5. De luchtverwarmer bedienen
5.1. Minimale brandtijd
Het toestel zal altijd minimaal 4 minuten branden, zelfs
als de warmtevraag stopt. Dit om te voorkomen dat er
veel start en stops zijn.
5.2 Delta-T regeling
De luchtverwarmer kan functioneren als de-stratificatie
ventilator. Dit wordt delta-T-regeling genoemd. De
temperatuur van de ruimtethermostaat wordt
vergeleken met de temperatuursensor die zich op de
luchtverwarmer bevindt.
De systeemventilator wordt geactiveerd als het
temperatuurverschil tussen de sensor op het toestel,
de delta-T NTC-sensor, en de sensor in de thermostaat
groter is dan 8
C (standaard fabrieksinstelling). Hierdoor
°
wordt gezorgd voor een gelijkmatige verdeling van de
temperatuur door het hele gebouw, en fungeert dus als
een volledig automatische de stratificatie ventilator.
5.2.1 Uitschakelen delta-T regeling uit
De delta-T-regeling kan worden uitgeschakeld wanneer
dit niet gewenst is (bijvoorbeeld wanneer het tocht of
minder komfoor veroorzaakt). Dit kan worden gedaan in
het menu Instellingen van de ruimtethermostaat.
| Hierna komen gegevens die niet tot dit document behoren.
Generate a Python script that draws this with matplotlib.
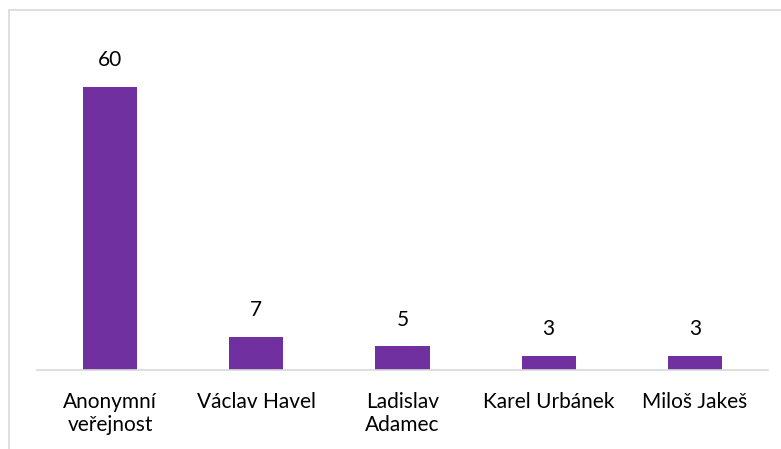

Raadpleeg de gebruikershandleiding van de speciale
ruimtethermostaat voor meer informatie.
LET OP Delta-T-regeling wordt automatisch
uitgeschakeld wanneer
de delta-T-sensor (terminal J6)
wordt losgekoppeld.
5.3 Zomerventilatie
De ventilator kan in de zomer worden ingeschakeld. Volg
de instructies in de gebruikershandleiding van de
speciale ruimtethermostaat.
5.4 Beveiliging tegen oververhitting
De warmtewisselaar is beschermd tegen oververhitting.
5.4.1 Elementen
Een NTC-temperatuursensor bevindt zich in de buurt
van (of op) de elementen. Deze sensor bewaakt de
temperatuur van de warmtewisselaar.
Als de warmtewisselaar te heet wordt, zal deze sensor
ervoor zorgen dat het verwarmingsproces stopt.
Afhankelijk van de temperatuur voert de
luchtverwarmer de volgende acties uit:
INSTALLATIEHANDLEIDING LUCHTVERWARMER TYPE EH
• Stap 1: Vermogensreductie (indien mogelijk).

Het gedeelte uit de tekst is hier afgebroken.